Oil Bottle — Dispensing Extender Fluid on the Faceting Lap
Oil Bottle — Dispensing Extender Fluid on the Faceting Lap
A small squeeze or dropper bottle for applying lubricant to maintain diamond paste during polishing
An oil bottle is a small squeeze or dropper bottle used to dispense extender oil onto a faceting lap charged with diamond paste or compound. The oil bottle allows the cutter to control the flow of lubricant, maintaining an even film on the lap surface and preventing the diamond abrasive from drying out or caking during polishing. Typical extender fluids include light mineral oil, synthetic oils, and proprietary blends formulated specifically for lapidary use. The oil bottle is among the standard accessories on the faceting bench.
Function in faceting practice
Diamond paste — a suspension of diamond particles in a carrier medium, charged onto a faceting lap as the abrasive — requires periodic addition of extender fluid to maintain its working consistency. As the cutter polishes, friction between the stone and the lap heats the abrasive, evaporates volatile components of the carrier, and gradually depletes the active diamond particles in contact with the work. Adding small amounts of extender oil refreshes the suspension, maintains lubrication, and extends the useful life of the charge.
The oil bottle delivers the extender in small, controlled drops or sprays. Too much oil floods the lap and washes out the diamond charge; too little allows the charge to dry out and lose effectiveness. Skilled cutters dispense one or two drops at a time, distributed across the working area of the lap, and refresh as needed during the polishing session.
Bottle types and dispensing
Several bottle styles are common. The classic plastic squeeze bottle with a fine nozzle allows the cutter to deliver controlled drops by gentle pressure. Glass dropper bottles with rubber bulbs offer more precise drop control but slower dispensing. Pump-action and pen-style applicators are less common but used by some cutters who prefer one-handed operation.
The bottle is typically labelled or colour-coded to identify the extender fluid, particularly important in shops that use multiple fluids for different applications (different oils for different lap materials, for example). Refilling is done from larger bulk containers between cutting sessions.
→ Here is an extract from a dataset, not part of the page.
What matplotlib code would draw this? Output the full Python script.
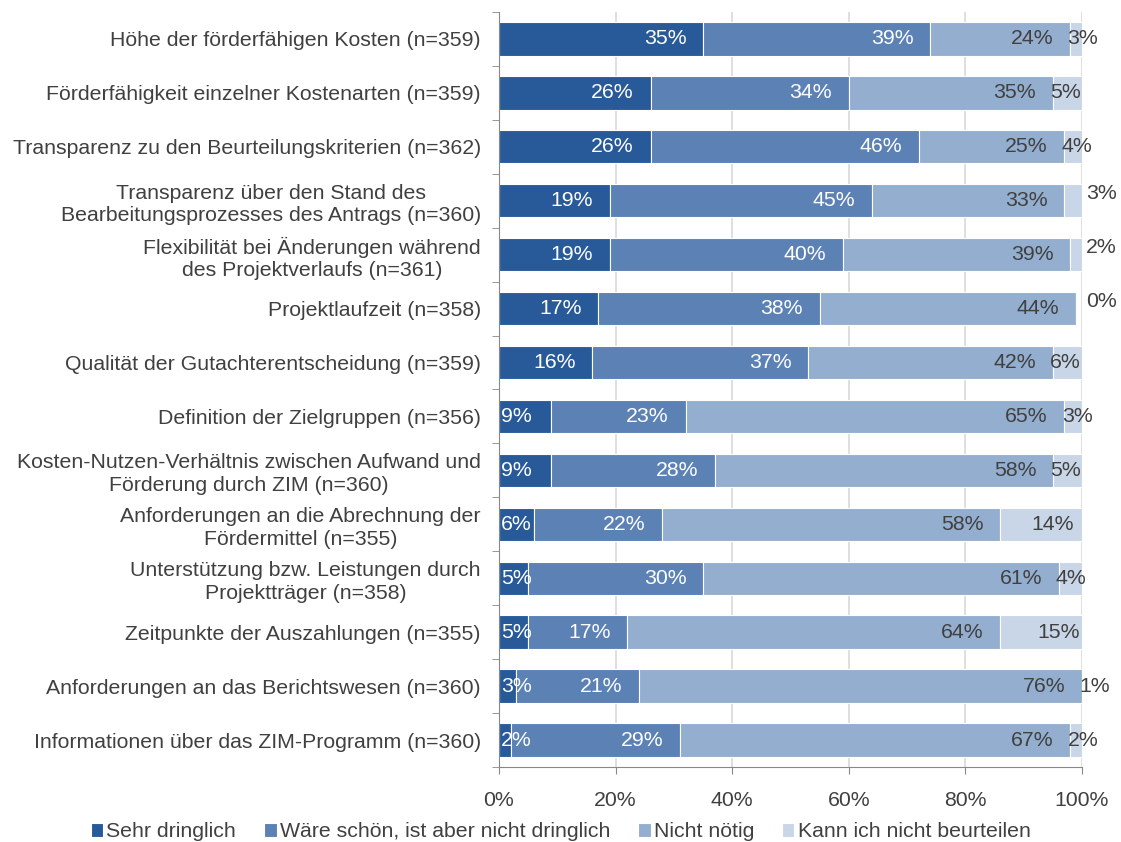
import matplotlib.pyplot as plt
from matplotlib.ticker import FixedLocator, FuncFormatter

plt.rcParams['font.family'] = ['Liberation Sans', 'DejaVu Sans']

# survey items (top to bottom) and answer shares in percent
items = [
    "Höhe der förderfähigen Kosten (n=359)",
    "Förderfähigkeit einzelner Kostenarten (n=359)",
    "Transparenz zu den Beurteilungskriterien (n=362)",
    "Transparenz über den Stand des\nBearbeitungsprozesses des Antrags (n=360)",
    "Flexibilität bei Änderungen während\ndes Projektverlaufs (n=361)",
    "Projektlaufzeit (n=358)",
    "Qualität der Gutachterentscheidung (n=359)",
    "Definition der Zielgruppen (n=356)",
    "Kosten-Nutzen-Verhältnis zwischen Aufwand und\nFörderung durch ZIM (n=360)",
    "Anforderungen an die Abrechnung der\nFördermittel (n=355)",
    "Unterstützung bzw. Leistungen durch\nProjektträger (n=358)",
    "Zeitpunkte der Auszahlungen (n=355)",
    "Anforderungen an das Berichtswesen (n=360)",
    "Informationen über das ZIM-Programm (n=360)",
]
sehr_dringlich = [35, 26, 26, 19, 19, 17, 16, 9, 9, 6, 5, 5, 3, 2]
waere_schoen = [39, 34, 46, 45, 40, 38, 37, 23, 28, 22, 30, 17, 21, 29]
nicht_noetig = [24, 35, 25, 33, 39, 44, 42, 65, 58, 58, 61, 64, 76, 67]
kann_nicht = [3, 5, 4, 3, 2, 0, 6, 3, 5, 14, 4, 15, 1, 2]

series_names = ["Sehr dringlich", "Wäre schön, ist aber nicht dringlich",
                "Nicht nötig", "Kann ich nicht beurteilen"]
series = [sehr_dringlich, waere_schoen, nicht_noetig, kann_nicht]
colors = ["#285A99", "#5B81B5", "#93AECE", "#C9D6E7"]
label_colors = ["white", "white", "#404040", "#404040"]
# rows whose last label sits outside the bar, a bit above
raised_last = {3, 4, 5}

TEXT = "#404040"
FS = 15.3

fig = plt.figure(figsize=(11.21, 8.42), dpi=100)
ax = fig.add_axes([0.4451, 0.0891, 0.5201, 0.8967])

ypos = list(range(len(items)))
left = [0] * len(items)
for k, (vals, col) in enumerate(zip(series, colors)):
    ax.barh(ypos, vals, left=left, height=0.62, color=col,
            edgecolor="white", linewidth=0.8, label=series_names[k], zorder=2)
    for i, v in enumerate(vals):
        start = left[i]
        end = start + v
        txt = f"{v}%"
        kw = dict(color=label_colors[k], fontsize=FS, va="center",
                  textcoords="offset points", annotation_clip=False, zorder=3)
        if k == 3 and i in raised_last:
            ax.annotate(txt, (100, i), xytext=(3, 5), ha="left", **kw)
        elif v < 10:
            ax.annotate(txt, (start, i), xytext=(-2 if k == 3 else 1.5, 0),
                        ha="left", **kw)
        elif k == 3:
            ax.annotate(txt, (end, i), xytext=(-6, 0), ha="right", **kw)
        else:
            ax.annotate(txt, (end, i), xytext=(-12, 0), ha="right", **kw)
    left = [a + b for a, b in zip(left, vals)]

ax.set_xlim(0, 100)
ax.set_ylim(len(items) - 0.5, -0.5)

ax.set_xticks([0, 20, 40, 60, 80, 100])
ax.xaxis.set_major_formatter(FuncFormatter(lambda x, p: f"{x:.0f}%"))
ax.grid(axis="x", color="#D9D9D9", linewidth=1.2, zorder=0)
ax.set_axisbelow(True)

ax.set_yticks(ypos)
ax.set_yticklabels(items, fontsize=FS, color=TEXT, multialignment="center",
                   linespacing=1.22)
ax.yaxis.set_minor_locator(FixedLocator([i - 0.5 for i in range(len(items) + 1)]))
ax.tick_params(axis="y", which="major", length=0, pad=13)
ax.tick_params(axis="y", which="minor", length=5, color="#888888")
ax.tick_params(axis="x", length=5, color="#888888", labelsize=FS,
               labelcolor=TEXT, pad=12)

for side in ["top", "right"]:
    ax.spines[side].set_visible(False)
for side in ["left", "bottom"]:
    ax.spines[side].set_color("#888888")

fig.legend(loc="lower center", bbox_to_anchor=(0.5, -0.022), ncol=4,
           frameon=False, fontsize=FS, labelcolor=TEXT,
           handlelength=0.6, handleheight=0.6, handletextpad=0.15,
           columnspacing=1.3)

fig.savefig("out.png", dpi=100)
Position in the bench setup
The oil bottle sits within easy reach on the faceting bench, alongside diamond paste, polishing compounds, lap-cleaning solvents, and other consumables. A typical faceter's bench has multiple bottles for different fluids and lap charges. Organisation and labelling matter both for efficiency and to prevent cross-contamination between different abrasive grades or polishing media.